Panel: New Evidence on Teacher Tenure Reform
(Education)

Friday, November 3, 2017: 1:30 PM-3:00 PM
Gold Coast (Hyatt Regency Chicago)

*Names in bold indicate Presenter

Panel Organizers:  Luis Alberto Rodriguez, Tennessee Consortium on Research, Evaluation, and Development
Panel Chairs:  Matthew Springer, Vanderbilt University
Discussants:  Katharine O. Strunk, University of Southern California and Luke Miller, University of Virginia


Principals Strategies to Improve Teaching: The Case of Tenure Reform?
Julia J. Cohen1, Susanna Loeb2, Luke C. Miller1, Anisah Waite1 and James H Wyckoff1, (1)University of Virginia, (2)Stanford University



Who Stays, Who Leaves? Teacher Transfer and Attrition in the Tenure Reform Era in Tennessee
Luis Alberto Rodriguez and Matthew Springer, Vanderbilt University



Does Tenure Reform Induce Effective Teachers to Leave Teaching: Evidence from Supply-Side Responses in Louisiana
Nathan Barrett, Tulane University, Katharine O. Strunk, University of Southern California and Jane Lincove, University of Maryland, Baltimore County


Debates over the efficacy of teacher tenure are long-standing. Much of the rhetoric in debates about traditional lifetime tenure status has centered on barriers to dismissal of ineffective teachers, substantial legal costs associated with due process, and the weakening of performance mechanisms designed to improve teacher effort. In contrast, many have regarded traditional tenure policies as a form of job security capable of attracting and retaining high performing teachers.

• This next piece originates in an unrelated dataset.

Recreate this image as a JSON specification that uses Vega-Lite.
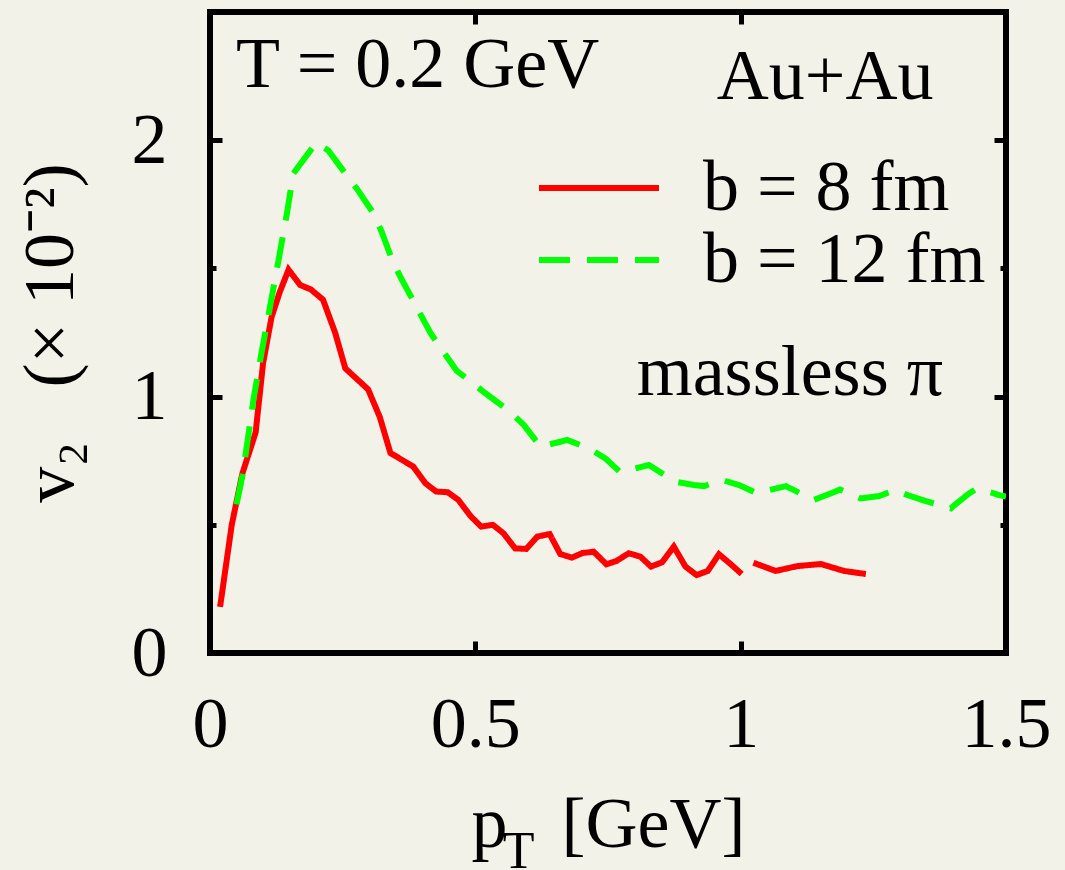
{
  "$schema": "https://vega.github.io/schema/vega-lite/v6.json",
  "width": 796,
  "height": 641,
  "autosize": "none",
  "padding": {"left": 210, "top": 12, "right": 59, "bottom": 217},
  "background": "#f2f2e8",
  "config": {
    "view": {"stroke": "#000000", "strokeWidth": 6, "fill": "#f2f2e8"},
    "font": "Liberation Serif",
    "axis": {
      "domain": false,
      "grid": false,
      "tickColor": "#000000",
      "tickWidth": 5,
      "labelFont": "Liberation Serif",
      "labelFontSize": 72,
      "labelColor": "#000000",
      "titleFont": "Liberation Serif",
      "titleFontSize": 72,
      "titleFontWeight": "normal",
      "titleColor": "#000000"
    }
  },
  "datasets": {
    "curves": [
      {"series": "b = 8 fm", "seg": 1, "pt": 0.019, "v2": 0.18},
      {"series": "b = 8 fm", "seg": 1, "pt": 0.041, "v2": 0.50},
      {"series": "b = 8 fm", "seg": 1, "pt": 0.061, "v2": 0.70},
      {"series": "b = 8 fm", "seg": 1, "pt": 0.086, "v2": 0.86},
      {"series": "b = 8 fm", "seg": 1, "pt": 0.100, "v2": 1.13},
      {"series": "b = 8 fm", "seg": 1, "pt": 0.116, "v2": 1.31},
      {"series": "b = 8 fm", "seg": 1, "pt": 0.131, "v2": 1.405},
      {"series": "b = 8 fm", "seg": 1, "pt": 0.148, "v2": 1.495},
      {"series": "b = 8 fm", "seg": 1, "pt": 0.170, "v2": 1.435},
      {"series": "b = 8 fm", "seg": 1, "pt": 0.190, "v2": 1.418},
      {"series": "b = 8 fm", "seg": 1, "pt": 0.213, "v2": 1.378},
      {"series": "b = 8 fm", "seg": 1, "pt": 0.236, "v2": 1.248},
      {"series": "b = 8 fm", "seg": 1, "pt": 0.255, "v2": 1.11},
      {"series": "b = 8 fm", "seg": 1, "pt": 0.276, "v2": 1.07},
      {"series": "b = 8 fm", "seg": 1, "pt": 0.298, "v2": 1.028},
      {"series": "b = 8 fm", "seg": 1, "pt": 0.320, "v2": 0.92},
      {"series": "b = 8 fm", "seg": 1, "pt": 0.340, "v2": 0.78},
      {"series": "b = 8 fm", "seg": 1, "pt": 0.383, "v2": 0.727},
      {"series": "b = 8 fm", "seg": 1, "pt": 0.406, "v2": 0.662},
      {"series": "b = 8 fm", "seg": 1, "pt": 0.426, "v2": 0.630},
      {"series": "b = 8 fm", "seg": 1, "pt": 0.448, "v2": 0.627},
      {"series": "b = 8 fm", "seg": 1, "pt": 0.468, "v2": 0.597},
      {"series": "b = 8 fm", "seg": 1, "pt": 0.491, "v2": 0.534},
      {"series": "b = 8 fm", "seg": 1, "pt": 0.511, "v2": 0.493},
      {"series": "b = 8 fm", "seg": 1, "pt": 0.533, "v2": 0.500},
      {"series": "b = 8 fm", "seg": 1, "pt": 0.553, "v2": 0.467},
      {"series": "b = 8 fm", "seg": 1, "pt": 0.575, "v2": 0.408},
      {"series": "b = 8 fm", "seg": 1, "pt": 0.596, "v2": 0.406},
      {"series": "b = 8 fm", "seg": 1, "pt": 0.617, "v2": 0.454},
      {"series": "b = 8 fm", "seg": 1, "pt": 0.640, "v2": 0.464},
      {"series": "b = 8 fm", "seg": 1, "pt": 0.660, "v2": 0.386},
      {"series": "b = 8 fm", "seg": 1, "pt": 0.682, "v2": 0.372},
      {"series": "b = 8 fm", "seg": 1, "pt": 0.702, "v2": 0.390},
      {"series": "b = 8 fm", "seg": 1, "pt": 0.723, "v2": 0.395},
      {"series": "b = 8 fm", "seg": 1, "pt": 0.747, "v2": 0.346},
      {"series": "b = 8 fm", "seg": 1, "pt": 0.766, "v2": 0.359},
      {"series": "b = 8 fm", "seg": 1, "pt": 0.789, "v2": 0.389},
      {"series": "b = 8 fm", "seg": 1, "pt": 0.811, "v2": 0.376},
      {"series": "b = 8 fm", "seg": 1, "pt": 0.831, "v2": 0.337},
      {"series": "b = 8 fm", "seg": 1, "pt": 0.852, "v2": 0.354},
      {"series": "b = 8 fm", "seg": 1, "pt": 0.874, "v2": 0.415},
      {"series": "b = 8 fm", "seg": 1, "pt": 0.896, "v2": 0.337},
      {"series": "b = 8 fm", "seg": 1, "pt": 0.917, "v2": 0.304},
      {"series": "b = 8 fm", "seg": 1, "pt": 0.938, "v2": 0.320},
      {"series": "b = 8 fm", "seg": 1, "pt": 0.959, "v2": 0.385},
      {"series": "b = 8 fm", "seg": 1, "pt": 0.981, "v2": 0.347},
      {"series": "b = 8 fm", "seg": 1, "pt": 1.002, "v2": 0.308},
      {"series": "b = 8 fm", "seg": 2, "pt": 1.024, "v2": 0.352},
      {"series": "b = 8 fm", "seg": 2, "pt": 1.066, "v2": 0.320},
      {"series": "b = 8 fm", "seg": 2, "pt": 1.107, "v2": 0.339},
      {"series": "b = 8 fm", "seg": 2, "pt": 1.151, "v2": 0.347},
      {"series": "b = 8 fm", "seg": 2, "pt": 1.195, "v2": 0.320},
      {"series": "b = 8 fm", "seg": 2, "pt": 1.236, "v2": 0.308},
      {"series": "b = 12 fm", "seg": 1, "pt": 0.050, "v2": 0.58},
      {"series": "b = 12 fm", "seg": 1, "pt": 0.062, "v2": 0.70},
      {"series": "b = 12 fm", "seg": 1, "pt": 0.082, "v2": 0.99},
      {"series": "b = 12 fm", "seg": 1, "pt": 0.097, "v2": 1.17},
      {"series": "b = 12 fm", "seg": 1, "pt": 0.113, "v2": 1.35},
      {"series": "b = 12 fm", "seg": 1, "pt": 0.129, "v2": 1.53},
      {"series": "b = 12 fm", "seg": 1, "pt": 0.145, "v2": 1.715},
      {"series": "b = 12 fm", "seg": 1, "pt": 0.157, "v2": 1.87},
      {"series": "b = 12 fm", "seg": 1, "pt": 0.200, "v2": 1.99},
      {"series": "b = 12 fm", "seg": 1, "pt": 0.223, "v2": 1.96},
      {"series": "b = 12 fm", "seg": 1, "pt": 0.255, "v2": 1.87},
      {"series": "b = 12 fm", "seg": 1, "pt": 0.277, "v2": 1.81},
      {"series": "b = 12 fm", "seg": 1, "pt": 0.308, "v2": 1.715},
      {"series": "b = 12 fm", "seg": 1, "pt": 0.324, "v2": 1.64},
      {"series": "b = 12 fm", "seg": 1, "pt": 0.342, "v2": 1.54},
      {"series": "b = 12 fm", "seg": 1, "pt": 0.358, "v2": 1.47},
      {"series": "b = 12 fm", "seg": 1, "pt": 0.384, "v2": 1.37},
      {"series": "b = 12 fm", "seg": 1, "pt": 0.402, "v2": 1.30},
      {"series": "b = 12 fm", "seg": 1, "pt": 0.415, "v2": 1.25},
      {"series": "b = 12 fm", "seg": 1, "pt": 0.431, "v2": 1.20},
      {"series": "b = 12 fm", "seg": 1, "pt": 0.453, "v2": 1.136},
      {"series": "b = 12 fm", "seg": 1, "pt": 0.465, "v2": 1.10},
      {"series": "b = 12 fm", "seg": 1, "pt": 0.491, "v2": 1.06},
      {"series": "b = 12 fm", "seg": 1, "pt": 0.519, "v2": 1.013},
      {"series": "b = 12 fm", "seg": 1, "pt": 0.566, "v2": 0.94},
      {"series": "b = 12 fm", "seg": 1, "pt": 0.591, "v2": 0.89},
      {"series": "b = 12 fm", "seg": 1, "pt": 0.623, "v2": 0.805},
      {"series": "b = 12 fm", "seg": 1, "pt": 0.660, "v2": 0.824},
      {"series": "b = 12 fm", "seg": 1, "pt": 0.673, "v2": 0.831},
      {"series": "b = 12 fm", "seg": 1, "pt": 0.714, "v2": 0.798},
      {"series": "b = 12 fm", "seg": 1, "pt": 0.745, "v2": 0.759},
      {"series": "b = 12 fm", "seg": 1, "pt": 0.772, "v2": 0.707},
      {"series": "b = 12 fm", "seg": 1, "pt": 0.789, "v2": 0.714},
      {"series": "b = 12 fm", "seg": 1, "pt": 0.827, "v2": 0.733},
      {"series": "b = 12 fm", "seg": 1, "pt": 0.877, "v2": 0.668},
      {"series": "b = 12 fm", "seg": 1, "pt": 0.912, "v2": 0.655},
      {"series": "b = 12 fm", "seg": 1, "pt": 0.931, "v2": 0.651},
      {"series": "b = 12 fm", "seg": 1, "pt": 0.965, "v2": 0.675},
      {"series": "b = 12 fm", "seg": 1, "pt": 0.997, "v2": 0.655},
      {"series": "b = 12 fm", "seg": 1, "pt": 1.031, "v2": 0.623},
      {"series": "b = 12 fm", "seg": 1, "pt": 1.047, "v2": 0.632},
      {"series": "b = 12 fm", "seg": 1, "pt": 1.085, "v2": 0.651},
      {"series": "b = 12 fm", "seg": 1, "pt": 1.138, "v2": 0.597},
      {"series": "b = 12 fm", "seg": 1, "pt": 1.173, "v2": 0.625},
      {"series": "b = 12 fm", "seg": 1, "pt": 1.187, "v2": 0.638},
      {"series": "b = 12 fm", "seg": 1, "pt": 1.226, "v2": 0.603},
      {"series": "b = 12 fm", "seg": 1, "pt": 1.261, "v2": 0.612},
      {"series": "b = 12 fm", "seg": 1, "pt": 1.292, "v2": 0.636},
      {"series": "b = 12 fm", "seg": 1, "pt": 1.314, "v2": 0.616},
      {"series": "b = 12 fm", "seg": 1, "pt": 1.346, "v2": 0.594},
      {"series": "b = 12 fm", "seg": 1, "pt": 1.396, "v2": 0.564},
      {"series": "b = 12 fm", "seg": 1, "pt": 1.403, "v2": 0.577},
      {"series": "b = 12 fm", "seg": 1, "pt": 1.431, "v2": 0.623},
      {"series": "b = 12 fm", "seg": 1, "pt": 1.446, "v2": 0.642},
      {"series": "b = 12 fm", "seg": 1, "pt": 1.487, "v2": 0.616},
      {"series": "b = 12 fm", "seg": 1, "pt": 1.500, "v2": 0.610}
    ],
    "notes": [
      {"label": "T = 0.2 GeV", "x": 0.049, "y": 2.207, "grp": "a"},
      {"label": "Au+Au", "x": 0.955, "y": 2.161, "grp": "a"},
      {"label": "massless π", "x": 0.804, "y": 1.006, "grp": "b"}
    ]
  },
  "layer": [
    {
      "data": {"name": "curves"},
      "mark": {"type": "line", "strokeWidth": 6, "clip": true},
      "encoding": {
        "x": {
          "field": "pt", "type": "quantitative",
          "scale": {"domain": [0, 1.5], "nice": false, "zero": false},
          "axis": {
            "orient": "bottom", "values": [0, 0.5, 1, 1.5],
            "labelExpr": "format(datum.value, '~g')",
            "tickSize": -12, "labelPadding": 48, "labelFlush": false,
            "title": "p\u00a0\u00a0\u00a0[GeV]", "titlePadding": 29
          }
        },
        "y": {
          "field": "v2", "type": "quantitative",
          "scale": {"domain": [0, 2.5], "nice": false, "zero": false},
          "axis": {
            "orient": "left", "values": [0, 0.5, 1, 1.5, 2],
            "labelExpr": "datum.value % 1 === 0 ? format(datum.value, 'd') : ''",
            "tickSize": {"condition": {"test": "datum.value % 1 !== 0", "value": -6}, "value": -12},
            "labelPadding": 55, "labelFlush": false,
            "title": "v₂\u00a0\u00a0\u00a0(×\u00a010⁻²)", "titlePadding": 44
          }
        },
        "color": {
          "field": "series", "type": "nominal",
          "scale": {"domain": ["b = 8 fm", "b = 12 fm"], "range": ["#ff0000", "#00ff00"]},
          "legend": {
            "orient": "none", "legendX": 353, "legendY": 140, "title": null,
            "symbolType": "M-2,0H2", "symbolSize": 3600, "symbolStrokeWidth": 6,
            "labelFont": "Liberation Serif", "labelFontSize": 72, "labelColor": "#000000",
            "labelOffset": 68, "rowPadding": -1, "padding": 0, "labelLimit": 0
          }
        },
        "strokeDash": {
          "field": "series", "type": "nominal",
          "scale": {"domain": ["b = 8 fm", "b = 12 fm"], "range": [[1, 0], [31, 17]]},
          "legend": {
            "orient": "none", "legendX": 353, "legendY": 140, "title": null,
            "symbolType": "M-2,0H2", "symbolSize": 3600, "symbolStrokeWidth": 6,
            "labelFont": "Liberation Serif", "labelFontSize": 72, "labelColor": "#000000",
            "labelOffset": 68, "rowPadding": -1, "padding": 0, "labelLimit": 0
          }
        },
        "detail": {"field": "seg", "type": "nominal"}
      }
    },
    {
      "data": {"name": "notes"},
      "transform": [{"filter": "datum.grp === 'a'"}],
      "mark": {"type": "text", "align": "left", "baseline": "alphabetic", "fontSize": 72, "font": "Liberation Serif", "color": "#000000"},
      "encoding": {
        "x": {
          "field": "x", "type": "quantitative",
          "scale": {"domain": [0, 1.5], "nice": false, "zero": false},
          "axis": {"orient": "top", "values": [0.5, 1], "labels": false, "tickSize": -12, "title": null}
        },
        "y": {
          "field": "y", "type": "quantitative",
          "scale": {"domain": [0, 2.5], "nice": false, "zero": false},
          "axis": {
            "orient": "right", "values": [0.5, 1, 1.5, 2], "labels": false,
            "tickSize": {"condition": {"test": "datum.value % 1 !== 0", "value": -6}, "value": -12},
            "title": null
          }
        },
        "text": {"field": "label"}
      }
    },
    {
      "data": {"name": "notes"},
      "transform": [{"filter": "datum.grp === 'b'"}],
      "mark": {"type": "text", "align": "left", "baseline": "alphabetic", "fontSize": 72, "font": "Liberation Serif", "color": "#000000"},
      "encoding": {
        "x": {
          "field": "x", "type": "quantitative",
          "scale": {"domain": [0, 1.5], "nice": false, "zero": false},
          "axis": {
            "orient": "bottom", "labels": false, "ticks": false, "domain": false,
            "title": "T", "titleFontSize": 52, "titleX": 308, "titleY": 214,
            "titleBaseline": "alphabetic", "titleAlign": "center"
          }
        },
        "y": {
          "field": "y", "type": "quantitative",
          "scale": {"domain": [0, 2.5], "nice": false, "zero": false},
          "axis": null
        },
        "text": {"field": "label"}
      }
    }
  ],
  "resolve": {"axis": {"x": "independent", "y": "independent"}}
}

A number of states have changed tenure rules in recent years by enacting reforms that vary in degree from the seniority-based status quo. Some states have simply extended the number of years teachers are required to teach in order to attain tenure while others have repealed tenure and due process provisions outright. Still other states have enacted reforms that require teachers’ performance ratings be a primary consideration during the tenure eligibility process and even revert teachers to probationary status if their performance is rated unsatisfactory.

The recent policy emphasis on tenure appears to be a natural extension of the large body of research highlighting teacher quality as a prominent school-based determinant of educational outcomes. However, the evidence of the effects of recent tenure reforms is limited but at last emerging. The papers in the session exploit extensive survey and administrative data across four states to illuminate the effects of reformed tenure policies on the teacher labor force, with particular emphasis on principal responses to tenure reform as well as changes to teacher quality and transfer and exit patterns.